外のベンチではケラケラ笑う女子高生たち。
中を覗くと手前の席のベンチには大量のカバン…
約25年振りの来店。
大人二人の姿にキョトンとされる。
「こんにちはー。誰かわかる?」
更にキョトンとされる。
「めーぐーだよー。はまもとの」
「えーーーー!大人になってるー。センパイ、元気ねーー?前はよくスーパーで会いよったんだけどさー」
と、25年会ってないとは思えない距離感。
それが店主のみっちおばさん(伊波さん)の魅力。
わたしが子どもの頃からあるきちじょうじは嘉手納小学校の目の前にある。
母のソフトボール部の後輩の伊波さんには、本当に昔からお世話になっている。
子どもの頃からお店に行く度、「センパイ、元気ね?」と聞かれていた。
母をセンパイと呼ぶ唯一のお方、きちじょうじの伊波さん。
先輩のことを「センパイ」と呼ぶことはここで学んだ。
エイサーや町祭り、町陸上など、地域の行事には先頭切って色々とやってくれている方だったので、いっつも何かとお世話になっていた。
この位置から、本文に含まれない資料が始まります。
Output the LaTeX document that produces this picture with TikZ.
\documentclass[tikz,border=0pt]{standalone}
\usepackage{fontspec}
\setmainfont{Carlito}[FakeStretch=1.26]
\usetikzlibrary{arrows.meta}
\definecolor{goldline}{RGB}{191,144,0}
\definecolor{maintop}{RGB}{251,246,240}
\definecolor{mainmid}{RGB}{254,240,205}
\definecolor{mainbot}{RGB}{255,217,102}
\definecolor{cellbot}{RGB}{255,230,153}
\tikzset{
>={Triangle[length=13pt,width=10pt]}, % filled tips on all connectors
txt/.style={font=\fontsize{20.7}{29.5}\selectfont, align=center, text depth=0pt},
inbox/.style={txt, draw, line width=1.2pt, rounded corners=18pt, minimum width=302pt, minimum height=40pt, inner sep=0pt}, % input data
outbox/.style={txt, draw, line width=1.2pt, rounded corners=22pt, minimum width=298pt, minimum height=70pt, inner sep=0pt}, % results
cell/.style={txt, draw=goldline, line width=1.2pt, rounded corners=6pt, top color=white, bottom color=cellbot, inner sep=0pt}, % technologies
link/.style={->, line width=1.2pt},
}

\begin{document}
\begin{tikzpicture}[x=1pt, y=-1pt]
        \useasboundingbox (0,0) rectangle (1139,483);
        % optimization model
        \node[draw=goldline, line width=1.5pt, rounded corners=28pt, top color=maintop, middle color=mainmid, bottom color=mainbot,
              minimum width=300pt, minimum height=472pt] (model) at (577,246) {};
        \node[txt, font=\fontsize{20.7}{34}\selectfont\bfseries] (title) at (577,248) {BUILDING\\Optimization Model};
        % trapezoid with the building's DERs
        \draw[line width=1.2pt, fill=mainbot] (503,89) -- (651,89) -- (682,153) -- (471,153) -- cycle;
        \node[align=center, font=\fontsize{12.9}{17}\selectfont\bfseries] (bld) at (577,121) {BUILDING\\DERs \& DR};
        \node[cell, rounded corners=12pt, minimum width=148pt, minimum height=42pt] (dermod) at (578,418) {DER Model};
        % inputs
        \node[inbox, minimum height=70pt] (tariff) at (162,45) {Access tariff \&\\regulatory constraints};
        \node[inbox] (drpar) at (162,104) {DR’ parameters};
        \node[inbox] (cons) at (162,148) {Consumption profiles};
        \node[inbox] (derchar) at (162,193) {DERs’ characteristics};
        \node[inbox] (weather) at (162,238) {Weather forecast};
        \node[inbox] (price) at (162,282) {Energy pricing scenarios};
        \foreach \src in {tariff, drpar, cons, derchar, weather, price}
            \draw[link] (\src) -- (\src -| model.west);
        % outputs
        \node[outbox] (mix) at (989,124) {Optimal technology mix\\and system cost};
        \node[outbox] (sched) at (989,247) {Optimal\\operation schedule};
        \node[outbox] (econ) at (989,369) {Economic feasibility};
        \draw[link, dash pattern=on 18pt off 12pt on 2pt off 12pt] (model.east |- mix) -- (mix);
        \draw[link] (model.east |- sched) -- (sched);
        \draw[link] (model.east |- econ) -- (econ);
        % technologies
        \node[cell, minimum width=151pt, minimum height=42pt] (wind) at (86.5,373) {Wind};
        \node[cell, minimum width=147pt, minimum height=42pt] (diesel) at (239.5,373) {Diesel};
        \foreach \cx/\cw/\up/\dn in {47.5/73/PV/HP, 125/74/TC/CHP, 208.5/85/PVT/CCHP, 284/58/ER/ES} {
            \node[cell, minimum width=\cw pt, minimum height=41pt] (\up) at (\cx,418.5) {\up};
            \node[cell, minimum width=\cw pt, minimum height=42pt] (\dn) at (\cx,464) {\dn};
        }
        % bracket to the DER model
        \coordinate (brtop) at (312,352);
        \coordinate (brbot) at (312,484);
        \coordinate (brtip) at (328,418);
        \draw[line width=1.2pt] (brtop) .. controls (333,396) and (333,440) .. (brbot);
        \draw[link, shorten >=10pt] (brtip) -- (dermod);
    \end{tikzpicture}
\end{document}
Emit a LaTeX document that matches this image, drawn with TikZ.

わたしたちが子どもの頃は小さい商店がまだまだたくさんあった嘉手納町。
うちの近くには源河商店、徳里商店があって、そして少し離れたきちじょうじがお小遣いもらうとお菓子を買いに行くお店だった。
きちじょうじは商店にはないシャーベットとダンゴとかき氷があって、100円以上のお小遣いが貯まったら行けるお店だった。
当時は学校の運動場の一角にたくさんの遊具があって、よくそこに遊びに行っていた。
滑り台から落ちて大泣きして帰ったり、弟がお漏らしして急いで連れて帰ったり…
今でも思い出せる事がいくつかある程に小さい頃から遊んでいた。
その帰りに寄るきちじょうじが楽しみだった。
シャーベットを2つ買って4兄弟でわけるのが常。
自分のお小遣いで1つ食べた時の嬉しさは、至高だった。
小学校の頃は学校帰りには寄れないので、夏休みの部活が終わって、一度帰ってから行くというルーティーンがあったりもして。
当時から嘉手納小学校、中学校の子どもたちでいつも溢れているお店だった。
お金の使い方はここで覚えた。
25年経っても変わらず、子どもの字で書かれたメニュー表にシャーベットとダンゴとぜんざいの文字は並んでいたし、みんなが好きで、あったらラッキーだったチョコケーキもあの頃と変わらずに並んでいた。
吉祥寺。
わたしたちは小学校に上がる前から「吉祥寺」という言葉を知っていた。
店主の伊波さんが「東京に吉祥寺ってオシャレな場所があるんだよー」と話してくれたことがある。
吉祥寺。東京と沖縄ではイントネーションが違った。
わたしは東京に来て、早い段階で吉祥寺に立ち寄った。子どもの頃から刷り込まれた親近感。
きちじょうじ。
今じゃ、どこでも見なくなったシャーベット。
緑がスタンダードでたまにオレンジ。
一番下の弟はシャーベットが大好きで「緑」色が一番好きな色だった。
きちじょうじに初めて来た夫はえーってなっていたけど、団子の串が割り箸。
あまじょっぱいちょっとしゃばいみたらしもあの頃と変わらないまま。
ぜんざいが美味しかったという記憶も、店内に貼られた浅田真央ちゃんの写真が蘇らせてくれた。
沖縄ぜんざいが好きだという浅田真央ちゃんが立ち寄ってくれて、写真も撮ってくれたそうです。
店主の伊波さん、興奮気味に来てくれた時のことを話してくれました。
伊波さんは地域住人周知の家族丸ごと野球とソフトボールの一家で旦那さんも地域の野球に尽力されている方。
「野球やってて、よかったよね。その縁で浅田真央ちゃん来たんだよ」と話されてて…
そこなの?と思ったけど…
やっぱり、野球の繋がりってどこに行っても凄い!笑
わたしも、徐々に野球界の狭さや広がりを認識しつつある今日この頃ですが…
世界の浅田真央をこんな小さな町のここに呼んじゃうんだから。パワーを感じずにはいられません。
ぜんざいにシロクマかける。トッピングという課金。全部ここで覚えた。
お店に伺ったときもそうであったように、立地的にも子どもたちに溢れる店内。
伊波さんは地域の子どもの成長を見守ってきた。
至る所に貼られた歴史感じるプリクラや、各部活の集合写真…。たくさんの子どもがここに通い、巣立っていったのであろう。
あの頃と変わらない子どもたちの笑い声に包まれる空間。
伊波さんもあの頃とまったく変わらないおしゃべり好きでニコニコした元気な姿でお店に立つ。
子どもたちの憩いの場として今もまだここにあり続ける。